1. Agency—proof of agency—ratification. An agency can not be proven by the mere declarations of a party claiming to be an agent, where the fact of agency is in issue, and they are not made in the hearing of the principal, and the latter never has approved of them.

2. An implied ratification of the acts and declarations of one assuming to act as the agent of another, must be based upon a full knowledge of all the facts.

3. Tenancy at stjfeebance—when it exists. Where a person buys a lot of ground, and permits another to occupy the same under no particular agreement as to time, the latter will be a tenant at sufferance, even though he may put improvements upon the premises.

4. Same—forfeiture. A conveyance of premises by one occupying them as a tenant at sufferance of the owner, will forfeit the tenancy and terminate his interest.'

5. Mechanic’s eien—in respect to a building erected on land by one other than the owner. If labor and materials are furnished to a party in possession of a lot as a mere tenant at sufferance, with which to enable the occupant to build a house thereon, with knowledge that he is not the owner, and the material and labor and advances are charged-to such occupant alone, the owner of the property not directing or knowing of the improvement until after its completion, the latter will not be liable for the price, nor will his property be subject to any lien therefor.

6. The fact that a person purchases a lot as the agent of another, does not give him implied power to contract in behalf of the latter for the erection of a building thereon; and if he is furnished with funds as agent, and instructed to build a house with such funds, he will have no implied power to build on credit, and his mere possession of the premises will confer no power on him to bind anybody’s interest but his own.

Appear from the Appellate Court for the Second District; —heard in that court on appeal from the Circuit Court of Peoria County; the Hon. N. M. Laws, Judge, presiding.

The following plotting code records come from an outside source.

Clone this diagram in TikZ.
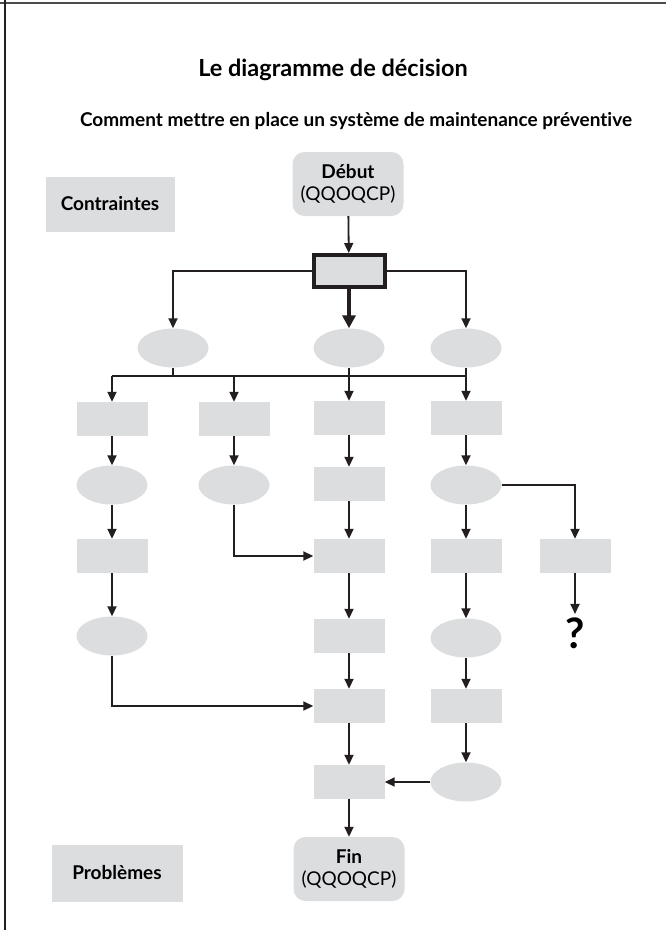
\documentclass[tikz,border=0pt]{standalone}
\usepackage{fontspec}
\setmainfont{Lato}[Ligatures=NoCommon]
\usepackage{tikz}
\usetikzlibrary{arrows.meta,shapes.geometric}

\definecolor{boxgray}{HTML}{DCDDDF}
\definecolor{ink}{HTML}{231F20}

\begin{document}
\begin{tikzpicture}[x=1pt,y=-1pt,font=\bfseries\fontsize{19}{22}\selectfont,
  box/.style={fill=boxgray,minimum width=71,minimum height=34,inner sep=0},
  oval/.style={ellipse,fill=boxgray,minimum width=71,minimum height=39,inner sep=0},
  term/.style={fill=boxgray,rounded corners=12pt,minimum width=111,minimum height=64,align=center,inner sep=0},
  flow/.style={draw=ink,line width=1.8pt,-{Triangle[length=10pt,width=9pt]}},
  wire/.style={draw=ink,line width=1.8pt}]
\useasboundingbox (0,0) rectangle (666,930);
\draw[line width=2.5pt,black!70] (0,3) -- (666,3);
\draw[line width=1.6pt,ink] (5,0) -- (5,930);

\node (title) at (333,70) {\fontsize{23.5}{26}\selectfont Le diagramme de décision};
\node (subtitle) at (356,121) {Comment mettre en place un système de maintenance préventive};

\node[box,minimum width=129,minimum height=55] (contr) at (110,204) {Contraintes};
\node[box,minimum width=131,minimum height=57] (probl) at (117,873) {Problèmes};

\node[term] (debut) at (348,184) {Début\\\mdseries(QQOQCP)};
\node[box,draw=ink,line width=4pt,minimum width=71,minimum height=32] (choix) at (349,271) {};

% first level
\node[oval] (o1) at (173,348) {};
\node[oval] (o2) at (349,348) {};
\node[oval] (o3) at (466,348) {};

% columns, top to bottom
\node[box]  (n12) at (112,419) {};
\node[oval] (n13) at (112,485) {};
\node[box]  (n14) at (112,556) {};
\node[oval] (n15) at (112,636) {};

\node[box]  (n22) at (234,419) {};
\node[oval] (n23) at (234,485) {};

\node[box]  (n32) at (349,418) {};
\node[box]  (n33) at (349,484) {};
\node[box]  (n34) at (349,556) {};
\node[box]  (n35) at (349,636) {};
\node[box]  (n36) at (349,706) {};
\node[box]  (n37) at (349,782) {};

\node[box]  (n42) at (466,418) {};
\node[oval] (n43) at (466,485) {};
\node[box]  (n44) at (466,556) {};
\node[oval] (n45) at (466,638) {};
\node[box]  (n46) at (466,706) {};
\node[oval] (n47) at (466,782) {};

\node[box]  (n54) at (575,556) {};
\node (quest) at (575,633) {\fontsize{42}{44}\selectfont ?};

\node[term] (fin) at (349,869) {Fin\\\mdseries(QQOQCP)};

% connectors
\draw[flow] (debut) -- (choix);
\draw[flow] (choix.west) -| (o1.north);
\draw[flow] (choix.east) -| (o3.north);
\draw[draw=ink,line width=4pt,-{Triangle[length=13pt,width=13pt]}] (choix) -- (o2);

\coordinate (busL) at (112,376);
\coordinate (busR) at (466,376);
\draw[wire] (o1) -- (o1 |- busL);
\draw[wire] (busL) -- (busR);
\draw[flow] (busL) -- (n12);
\draw[flow] (n22 |- busL) -- (n22);
\draw[flow] (o2) -- (n32);
\draw[flow] (o3) -- (n42);

\draw[flow] (n12) -- (n13);
\draw[flow] (n13) -- (n14);
\draw[flow] (n14) -- (n15);
\draw[flow] (n15.south) |- (n36.west);

\draw[flow] (n22) -- (n23);
\draw[flow] (n23.south) |- (n34.west);

\draw[flow] (n32) -- (n33);
\draw[flow] (n33) -- (n34);
\draw[flow] (n34) -- (n35);
\draw[flow] (n35) -- (n36);
\draw[flow] (n36) -- (n37);
\draw[flow] (n37) -- (fin);

\draw[flow] (n42) -- (n43);
\draw[flow] (n43) -- (n44);
\draw[flow] (n44) -- (n45);
\draw[flow] (n45) -- (n46);
\draw[flow] (n46) -- (n47);
\draw[flow] (n47) -- (n37);

\draw[flow] (n43.east) -| (n54.north);
\draw[flow] (n54) -- (quest);
\end{tikzpicture}
\end{document}
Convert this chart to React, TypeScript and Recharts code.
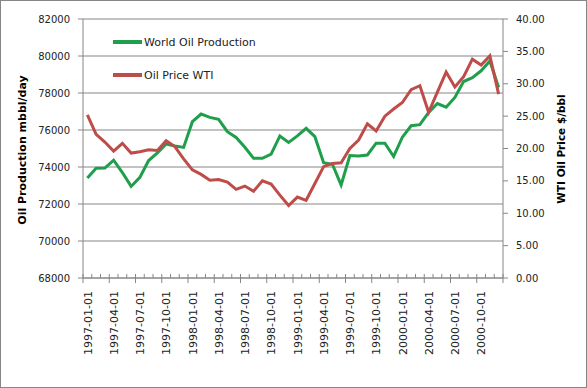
import React from 'react';
import { LineChart, Line, XAxis, YAxis, CartesianGrid, Legend } from 'recharts';

const months = [
  '1997-01-01', '1997-02-01', '1997-03-01', '1997-04-01', '1997-05-01', '1997-06-01',
  '1997-07-01', '1997-08-01', '1997-09-01', '1997-10-01', '1997-11-01', '1997-12-01',
  '1998-01-01', '1998-02-01', '1998-03-01', '1998-04-01', '1998-05-01', '1998-06-01',
  '1998-07-01', '1998-08-01', '1998-09-01', '1998-10-01', '1998-11-01', '1998-12-01',
  '1999-01-01', '1999-02-01', '1999-03-01', '1999-04-01', '1999-05-01', '1999-06-01',
  '1999-07-01', '1999-08-01', '1999-09-01', '1999-10-01', '1999-11-01', '1999-12-01',
  '2000-01-01', '2000-02-01', '2000-03-01', '2000-04-01', '2000-05-01', '2000-06-01',
  '2000-07-01', '2000-08-01', '2000-09-01', '2000-10-01', '2000-11-01', '2000-12-01',
];

const worldOilProduction = [
  73400, 73930, 73940, 74370, 73700, 72950, 73440, 74350, 74760, 75240, 75140, 75060,
  76450, 76860, 76680, 76580, 75910, 75600, 75070, 74470, 74470, 74690, 75680, 75330,
  75680, 76090, 75640, 74230, 74150, 73030, 74620, 74600, 74650, 75290, 75290, 74570,
  75610, 76230, 76290, 76950, 77430, 77230, 77760, 78620, 78830, 79200, 79730, 78300,
];

const oilPriceWTI = [
  25.2, 22.2, 21.0, 19.6, 20.8, 19.3, 19.5, 19.8, 19.7, 21.2, 20.3, 18.4,
  16.7, 16.0, 15.1, 15.2, 14.8, 13.7, 14.2, 13.4, 15.0, 14.5, 12.8, 11.2,
  12.5, 12.0, 14.6, 17.2, 17.7, 17.8, 20.0, 21.3, 23.8, 22.7, 25.0, 26.1,
  27.1, 29.1, 29.7, 25.6, 28.7, 31.8, 29.5, 31.1, 33.8, 32.9, 34.3, 28.4,
];

const productionTicks = [68000, 70000, 72000, 74000, 76000, 78000, 80000, 82000];
const priceTicks = [0, 5, 10, 15, 20, 25, 30, 35, 40];

const seriesNames = ['World Oil Production', 'Oil Price WTI'];
const seriesColors = ['#1F9E4C', '#BE4D4A'];

const data = months.map((m, i) => ({
  month: m,
  production: worldOilProduction[i],
  price: oilPriceWTI[i],
}));

const FONT = '"DejaVu Sans", Verdana, sans-serif';
const AXIS_COLOR = '#868686';
const HALF_BAND = 4.375;

const MonthTick = (props: any) => {
  const { x, y, payload, index, visibleTicksCount } = props;
  const bx = x - HALF_BAND;
  const major = index % 3 === 0;
  const last = index === visibleTicksCount - 1;
  return (
    <g>
      <line x1={bx} x2={bx} y1={y - 4} y2={y} stroke={AXIS_COLOR} />
      {major && <line x1={bx} x2={bx} y1={y} y2={y + 5} stroke={AXIS_COLOR} />}
      {last && <line x1={x + HALF_BAND} x2={x + HALF_BAND} y1={y - 4} y2={y + 5} stroke={AXIS_COLOR} />}
      {major && (
        <text
          x={x + 0.5}
          y={y + 13}
          dy="0.35em"
          transform={`rotate(-90, ${x + 0.5}, ${y + 13})`}
          textAnchor="end"
          fontSize={11}
          fontFamily={FONT}
          fill="#222"
        >
          {payload.value}
        </text>
      )}
    </g>
  );
};

const LegendContent = () => (
  <div style={{ fontFamily: FONT, fontSize: 11, color: '#222' }}>
    {seriesNames.map((name, i) => (
      <div key={name} style={{ display: 'flex', alignItems: 'center', height: 16, marginBottom: i === 0 ? 17 : 0 }}>
        <span style={{ display: 'inline-block', width: 29, height: 3.5, background: seriesColors[i], marginRight: 2 }} />
        <span>{name}</span>
      </div>
    ))}
  </div>
);

const leftTitle = () => {
  const cx = 22;
  const cy = 150;
  return (
    <text x={cx} y={cy} transform={`rotate(-90, ${cx}, ${cy})`} textAnchor="middle" dy="0.35em"
      fontFamily={FONT} fontWeight="bold" fontSize={11} fill="#000">
      Oil Production mbbl/day
    </text>
  );
};

const rightTitle = () => {
  const cx = 561;
  const cy = 149;
  return (
    <text x={cx} y={cy} transform={`rotate(-90, ${cx}, ${cy})`} textAnchor="middle" dy="0.35em"
      fontFamily={FONT} fontWeight="bold" fontSize={10.5} fill="#000">
      WTI Oil Price $/bbl
    </text>
  );
};

export default function App() {
  return (
    <div style={{ position: 'absolute', left: 0, top: 0, width: 587, height: 388, background: '#fff' }}>
      <LineChart
        width={587}
        height={388}
        data={data}
        margin={{ top: 19, right: 0, left: 0, bottom: 0 }}
        style={{ fontFamily: FONT }}
      >
        <CartesianGrid vertical={false} stroke={AXIS_COLOR} yAxisId="left" />
        <XAxis
          dataKey="month"
          interval={0}
          height={110}
          padding={{ left: HALF_BAND, right: HALF_BAND }}
          tickSize={0}
          tickMargin={0}
          tickLine={false}
          axisLine={{ stroke: AXIS_COLOR }}
          tick={<MonthTick />}
        />
        <YAxis
          yAxisId="left"
          orientation="left"
          width={83}
          domain={[68000, 82000]}
          ticks={productionTicks}
          interval={0}
          tickSize={5}
          tickMargin={8}
          axisLine={{ stroke: AXIS_COLOR }}
          tickLine={{ stroke: AXIS_COLOR }}
          tick={{ fontSize: 10, fill: '#222', fontFamily: FONT }}
          label={{ value: seriesNames[0], content: leftTitle }}
        />
        <YAxis
          yAxisId="right"
          orientation="right"
          width={84}
          domain={[0, 40]}
          ticks={priceTicks}
          interval={0}
          tickSize={5}
          tickMargin={8}
          tickFormatter={(v: number) => v.toFixed(2)}
          axisLine={{ stroke: AXIS_COLOR }}
          tickLine={{ stroke: AXIS_COLOR }}
          tick={{ fontSize: 10, fill: '#222', fontFamily: FONT }}
          label={{ value: seriesNames[1], content: rightTitle }}
        />
        <Legend
          layout="vertical"
          align="center"
          verticalAlign="middle"
          content={<LegendContent />}
          wrapperStyle={{ left: 113, top: 34, width: 'auto', height: 'auto' }}
        />
        <Line
          yAxisId="left"
          type="linear"
          dataKey="production"
          name={seriesNames[0]}
          stroke={seriesColors[0]}
          strokeWidth={3}
          dot={false}
          activeDot={false}
          isAnimationActive={false}
        />
        <Line
          yAxisId="right"
          type="linear"
          dataKey="price"
          name={seriesNames[1]}
          stroke={seriesColors[1]}
          strokeWidth={3}
          dot={false}
          activeDot={false}
          isAnimationActive={false}
        />
      </LineChart>
      <div style={{ position: 'absolute', left: 0, top: 0, width: 587, height: 388, boxSizing: 'border-box', border: '1px solid #868686', pointerEvents: 'none' }} />
    </div>
  );
}
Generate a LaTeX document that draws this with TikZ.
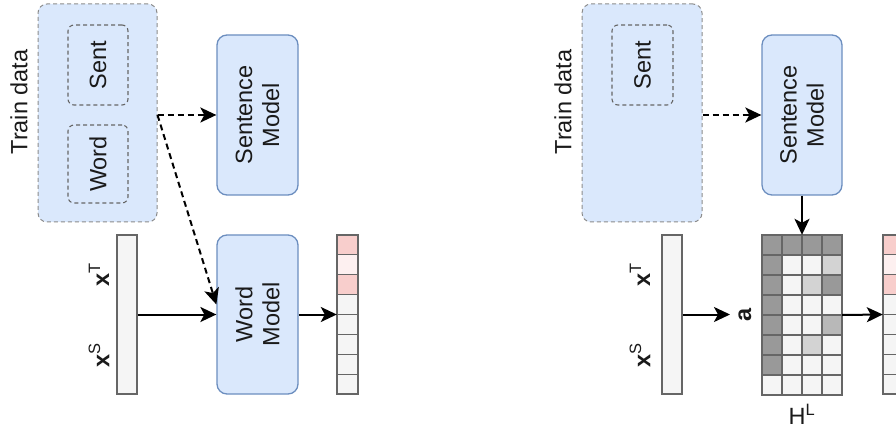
\documentclass[tikz,border=0pt]{standalone}
\usepackage{fontspec}
\setmainfont{Liberation Sans}
\usetikzlibrary{arrows.meta}
\definecolor{bfill}{HTML}{DAE8FC}
\definecolor{bstroke}{HTML}{6C8EBF}
\definecolor{tdstroke}{HTML}{8C8C8C}
\definecolor{instroke}{HTML}{666666}
\definecolor{cellW}{HTML}{F5F5F5}
\definecolor{cellD}{HTML}{999999}
\definecolor{cellL}{HTML}{D3D3D3}
\definecolor{cellM}{HTML}{B8B8B8}
\definecolor{pinkA}{HTML}{F8CECC}
\definecolor{pinkB}{HTML}{FDF0F0}
\definecolor{txt}{HTML}{1A1A1A}
\begin{document}
\begin{tikzpicture}[x=1pt,y=-1pt,
  lbl/.style={font=\fontsize{23.5}{27}\selectfont, text=txt, inner sep=0pt, align=center},
  tdbox/.style={draw=tdstroke, fill=bfill, dash pattern=on 4pt off 3pt, line width=1pt, rounded corners=9pt, inner sep=0pt},
  inbox/.style={draw=instroke, fill=bfill, dash pattern=on 4pt off 3pt, line width=1.1pt, rounded corners=6pt, inner sep=0pt, minimum width=60, minimum height=80},
  modelbox/.style={draw=bstroke, fill=bfill, line width=1.3pt, rounded corners=10pt, inner sep=0pt, minimum width=81, minimum height=160},
  barbox/.style={draw=instroke, fill=cellW, line width=1.2pt, inner sep=0pt, minimum width=20, minimum height=159},
  ghost/.style={inner sep=0pt, minimum width=#1, minimum height=160},
  conn/.style={line width=2pt, -{Stealth[length=16pt,width=15pt,inset=4pt]}},
  dconn/.style={conn, dash pattern=on 6pt off 4pt},
]
\useasboundingbox (0,0) rectangle (896,430);

% ---------------- Left panel ----------------
\node[tdbox, minimum width=119, minimum height=218] (tdA) at (97.5,113) {};
\node[lbl, rotate=90] (tdlA) at (19,102) {Train data};
\node[inbox, label={[lbl, rotate=90]center:Sent}] (sentA) at (98,65) {};
\node[inbox, minimum height=78, label={[lbl, rotate=90]center:Word}] (wordA) at (98,164) {};
\node[modelbox, label={[lbl, rotate=90]center:Sentence\\Model}] (smA) at (257.5,115) {};
\node[modelbox, minimum height=159, label={[lbl, rotate=90]center:Word\\Model}] (wmA) at (257.5,314.5) {};
\node[barbox] (barA) at (127,314.5) {};
\node[lbl, rotate=90] (xtA) at (99,275) {\textbf{x}\textsuperscript{T}};
\node[lbl, rotate=90] (xsA) at (99,355) {\textbf{x}\textsuperscript{S}};

% output vector left
\foreach \i/\c in {0/pinkA,1/pinkB,2/pinkA,3/cellW,4/cellW,5/cellW,6/cellW,7/cellW}{
  \filldraw[fill=\c, draw=instroke, line width=1.2pt] (337,235+\i*19.875) rectangle (358,235+\i*19.875+19.875);
}
\node[ghost=21] (vecA) at (347.5,314.5) {};

\draw[dconn] (tdA.east |- smA.west) -- (smA.west);
\draw[dconn] (tdA.east |- smA.west) -- ([yshift=10pt]wmA.west);
\draw[conn] (barA.east) -- (wmA.west);
\draw[conn] (wmA.east) -- (vecA.west);

% ---------------- Right panel ----------------
\node[tdbox, minimum width=120, minimum height=218] (tdB) at (642,113) {};
\node[lbl, rotate=90] (tdlB) at (563,102) {Train data};
\node[inbox, minimum width=61, label={[lbl, rotate=90]center:Sent}] (sentB) at (642.5,65) {};
\node[modelbox, minimum width=80, label={[lbl, rotate=90]center:Sentence\\Model}] (smB) at (802,115) {};
\node[barbox] (barB) at (672,314.5) {};
\node[lbl, rotate=90] (xtB) at (640,275) {\textbf{x}\textsuperscript{T}};
\node[lbl, rotate=90] (xsB) at (640,355) {\textbf{x}\textsuperscript{S}};

% matrix H^L
\foreach \row [count=\r from 0] in {
  {cellD,cellD,cellD,cellD},
  {cellD,cellW,cellW,cellL},
  {cellD,cellW,cellL,cellD},
  {cellD,cellW,cellW,cellW},
  {cellD,cellW,cellW,cellM},
  {cellD,cellW,cellL,cellW},
  {cellD,cellW,cellW,cellW},
  {cellW,cellW,cellW,cellW}}{
  \foreach \c [count=\k from 0] in \row {
    \filldraw[fill=\c, draw=instroke, line width=1.2pt] (762+\k*20,235+\r*20) rectangle (782+\k*20,255+\r*20);
  }
}
\node[ghost=80] (matB) at (802,315) {};
\node[lbl, rotate=90] (aB) at (745,315) {\textbf{a}};
\node[lbl] (hlB) at (802,414) {H\textsuperscript{L}};

% output vector right
\foreach \i/\c in {0/pinkA,1/pinkB,2/pinkA,3/cellW,4/cellW,5/cellW,6/cellW,7/cellW}{
  \filldraw[fill=\c, draw=instroke, line width=1.2pt] (883,235+\i*19.875) rectangle (904,235+\i*19.875+19.875);
}
\node[ghost=21] (vecB) at (893.5,314.5) {};

\draw[dconn] (tdB.east |- smB.west) -- (smB.west);
\draw[conn] (smB.south) -- (matB.north);
\draw[conn, shorten >=15pt] (barB.east) -- (aB.west |- barB.east);
\draw[conn] (matB.east) -- (vecB.west);
\end{tikzpicture}
\end{document}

*139This was a petition by John C. Proctor and Charles W. Tripp, to enforce a lien for materials furnished and labor performed in and about the erection of a dwelling house on a certain lot in the city of Peoria, against Mary Tows and William W. Downing. The defendants are brother and sister. The title to the lot is in Mrs. Tows, but the building was erected at the immediate instance of Downing, and has been occupied by him as a residence since. The claim of the petitioners is, that they furnished the materials and procured the labor to be performed by virtue of a contract with Mrs. Tows, through Downing, as her agent,—or, as an alternative position, that the materials were furnished and labor performed pursuant to a contract with Downing to erect a dwelling house on her lot, and that she, knowing what was being done, silently acquiesced therein. The defendants deny both claims. They contend that Mrs. Tows consented that Downing might build a house upon her lot, and occupy it, indefinitely, free of rent, upon condition of his keeping up repairs and paying taxes, and that she would aid him in building, by advancing means.

The material facts disclosed by the record are, Downing had two sisters, Mrs. Tows, the defendant, a married woman, residing in New York, and Mrs. Fuller, residing in Cleveland. Downing’s financial condition was apparently not good, and there was a desire by these sisters to aid him in procuring a home for himself and family. Mrs. Fuller was visiting at Downing’s in the summer of 1877, and she then assisted in selecting the lot which was afterwards purchased by Mrs. Tows, and she subsequently made, or aided in making, drawings and plans for the dwelling house. But she advanced no money, and assumed no liability on account of the purchase of the lot or the erection of the building, and beyond, perhaps, a letter to Mrs. Tows, with regard to the lot, and it may be the mailing to her of the drawings and plans, she had no further participation in the transactions. Information was *140communicated to Mrs. Tows that the lot could be purchased for $700, but it appears that she was unable to raise more than $650. That amount she sent in a check to Downing, and with it he purchased the lot, and took the deed to Mrs. Tows. Afterwards he proceeded to erect thereon the house on account of which this lien is sought to be enforced.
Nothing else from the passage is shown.